In Goa too, the Government has set a cut-off date of February 28, 2014, the structures existing prior to this would be considered for regularisation.  Here too, the legal experts feel that High court order may have repercussions, but will depend on what kind of policy the State comes out with. Few opine that the order may not have any impact, as Goa and Maharashtra, are two different cases.
“The policy almost appeared to provide for people to build first and then apply for permission to get it sanctioned. It has come to this, that under the provisions of the policy, a person can first construct and then go for permission of the construction,” order said.

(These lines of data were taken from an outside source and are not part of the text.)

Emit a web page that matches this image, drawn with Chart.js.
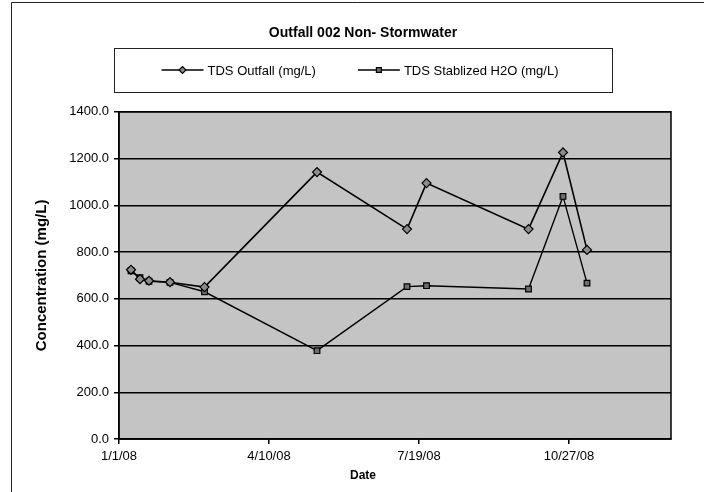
<!DOCTYPE html>
<html>
<head>
<meta charset="utf-8">
<script src="https://cdn.jsdelivr.net/npm/chart.js@4.4.0/dist/chart.umd.min.js"></script>
<style>
  html, body { margin: 0; padding: 0; background: #fff; }
</style>
</head>
<body>
<canvas id="grafico" width="704" height="492"></canvas>
<script>
// datas das amostras (2008) e valores
const datas = ['2008-01-09', '2008-01-15', '2008-01-21', '2008-02-04', '2008-02-27', '2008-05-12',
               '2008-07-11', '2008-07-24', '2008-09-30', '2008-10-23', '2008-11-08'];
const tdsOutfall = [724, 684, 677, 671, 650, 1142, 898, 1095, 898, 1226, 809];
const tdsEstabilizado = [720, 690, 675, 670, 630, 378, 652, 656, 642, 1038, 667];
const rotulosX = ['1/1/08', '4/10/08', '7/19/08', '10/27/08'];
const nomes = ['TDS Outfall (mg/L)', 'TDS Stablized H2O (mg/L)'];

const fonte = 'Arial, "Liberation Sans", sans-serif';
const inicio = Date.parse('2008-01-01');
const dia = d => (Date.parse(d) - inicio) / 86400000;

// fundo branco, moldura e area cinza do grafico
const fundo = {
    id: 'fundo',
    beforeDraw(chart) {
        const c = chart.ctx, a = chart.chartArea;
        c.save();
        c.fillStyle = '#fff';
        c.fillRect(0, 0, chart.width, chart.height);
        c.strokeStyle = '#222';
        c.lineWidth = 1;
        c.beginPath();
        c.moveTo(11.5, chart.height);
        c.lineTo(11.5, 2.5);
        c.lineTo(chart.width, 2.5);
        c.stroke();
        c.fillStyle = '#c4c4c4';
        c.fillRect(a.left, a.top, a.right - a.left, a.bottom - a.top);
        c.restore();
    },
    beforeDatasetsDraw(chart) {
        const c = chart.ctx, a = chart.chartArea;
        c.save();
        c.strokeStyle = '#000';
        c.lineWidth = 1.5;
        c.strokeRect(a.left, a.top, a.right - a.left, a.bottom - a.top);
        c.restore();
    }
};

// legenda com caixa, linha e marcador de cada serie
const legenda = {
    id: 'legenda',
    afterDraw(chart) {
        const c = chart.ctx;
        const centro = chart.width / 2 + 11;
        c.save();
        c.strokeStyle = '#222';
        c.lineWidth = 1;
        c.strokeRect(centro - 249 + 0.5, 48.5, 498, 44);
        c.font = '13px ' + fonte;
        c.textBaseline = 'middle';
        const w0 = c.measureText(nomes[0]).width;
        const w1 = c.measureText(nomes[1]).width;
        const total = 42 + 4 + w0 + 42 + 42 + 4 + w1;
        let x = centro - 3 - total / 2;
        const y = 70;
        chart.data.datasets.forEach((ds, i) => {
            c.strokeStyle = '#000';
            c.lineWidth = 1.5;
            c.beginPath();
            c.moveTo(x, y);
            c.lineTo(x + 42, y);
            c.stroke();
            c.fillStyle = ds.pointBackgroundColor;
            c.lineWidth = 1.2;
            Chart.helpers.drawPoint(c, {pointStyle: ds.pointStyle, radius: 3.5, borderWidth: 1.2}, x + 21, y);
            c.fillStyle = '#000';
            c.fillText(nomes[i], x + 46, y + 1);
            x += 46 + (i === 0 ? w0 : w1) + 42;
        });
        c.restore();
    }
};

const ctx = document.getElementById('grafico').getContext('2d');
const grafico = new Chart(ctx, {
    type: 'line',
    data: {
        datasets: [{
            label: nomes[0],
            data: datas.map((d, i) => ({x: dia(d), y: tdsOutfall[i]})),
            borderColor: '#000',
            borderWidth: 1.6,
            pointStyle: 'rectRot',
            pointRadius: 4.5,
            pointBackgroundColor: '#8c8c8c',
            pointBorderColor: '#000',
            pointBorderWidth: 1.2
        }, {
            label: nomes[1],
            data: datas.map((d, i) => ({x: dia(d), y: tdsEstabilizado[i]})),
            borderColor: '#000',
            borderWidth: 1.4,
            pointStyle: 'rect',
            pointRadius: 4,
            pointBackgroundColor: '#6e6e6e',
            pointBorderColor: '#000',
            pointBorderWidth: 1.2
        }]
    },
    options: {
        responsive: false,
        animation: false,
        layout: { padding: { left: 55, right: 33, top: 0, bottom: 0 } },
        plugins: {
            legend: { display: false },
            tooltip: { enabled: false },
            title: {
                display: true,
                text: 'Outfall 002 Non- Stormwater',
                color: '#000',
                font: { family: fonte, size: 14, weight: 'bold' },
                padding: { top: 25, bottom: 70 }
            },
            subtitle: {
                display: true,
                position: 'bottom',
                text: 'Date',
                color: '#000',
                font: { family: fonte, size: 12, weight: 'bold' },
                padding: { top: 0, bottom: 9 }
            }
        },
        scales: {
            x: {
                type: 'linear',
                min: 0,
                max: 368,
                afterFit(s) { s.height = 29.6; },
                ticks: {
                    stepSize: 100,
                    includeBounds: false,
                    autoSkip: false,
                    maxRotation: 0,
                    color: '#000',
                    font: { family: fonte, size: 13 },
                    padding: 5,
                    callback: v => rotulosX[v / 100]
                },
                grid: { drawOnChartArea: false, color: '#000', tickLength: 5, lineWidth: 1.5 },
                border: { color: '#000', width: 1.5 }
            },
            y: {
                min: 0,
                max: 1400,
                afterFit(s) { s.width = 64; },
                ticks: {
                    stepSize: 200,
                    color: '#000',
                    font: { family: fonte, size: 13 },
                    padding: 5,
                    callback: v => v.toFixed(1)
                },
                grid: { color: '#000', lineWidth: 1.5, tickLength: 5 },
                border: { color: '#000', width: 1.5 },
                title: {
                    display: true,
                    text: 'Concentration (mg/L)',
                    color: '#000',
                    font: { family: fonte, size: 15, weight: 'bold' },
                    padding: { top: -22, bottom: 0 }
                }
            }
        }
    },
    plugins: [fundo, legenda]
});
</script>
</body>
</html>
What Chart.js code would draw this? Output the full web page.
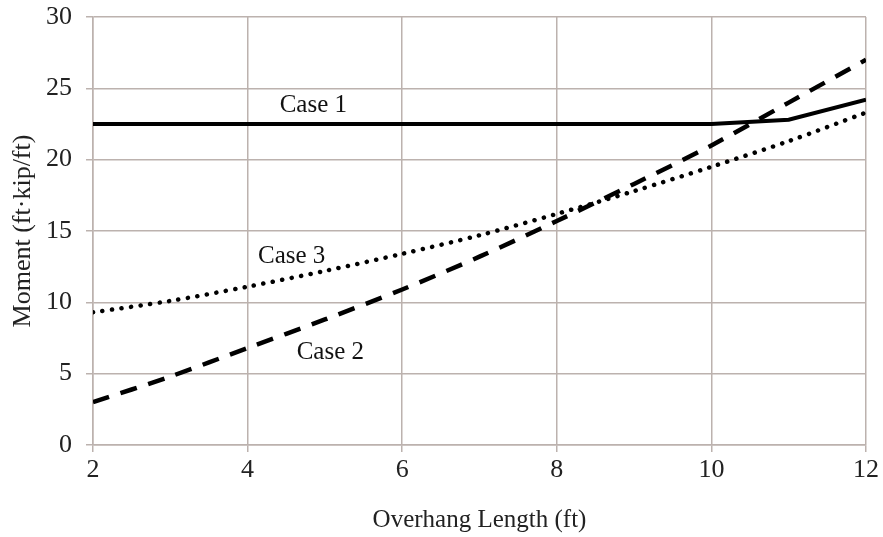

The Court said the policy allows shifting of reservations and protects illegal constructions.
The court was hearing a public interest litigation pertaining to illegal constructions in Digha, Navi Mumbai, in which the government had submitted its policy and sought permission for its implementation.
The Maharashtra government’s policy permitted regularisation of structures constructed on land reserved for schools, playgrounds, roads, open spaces and even government land and those belonging to public authorities. Goa, too is likely to have policy on similar lines, “The Bombay High Court verdict on the regularisation policy is very strong. The Court verdict has to be accepted. It may also have repercussion in Goa too. If someone challenges State policy, then it may also face the same consequence,” former law commissioner Adv Ramakant Khalap reacted.
“But the implication will totally based on the kind of policy state introduces. If it is in sync with High Court order, then it may not have any impact,” he said warning that such policy decisions are “never-ending” and in long run will be “detrimental”.
On the other hand, senior counsel Adv Cleofato Coutinho, who was a member of the same Law Commission, Advocate Khalap headed, claimed that the Maharashtra law and the High Court decision may not apply to Goa as each case is different. “State policy intends to regularise the slum dwelling and this needs to be done as they also provide service to society,” he said.
Meanwhile, the Congress has questioned State government’s hurry to pass the policy cum bill through an ordinance. “I don’t understand the hurry in issuing an ordinance, when the Assembly session is coming up in July. What is the urgency? There seems to be a specific motive behind this,” Congress MLA and spokesperson Aleixo Reginaldo Lourenco said.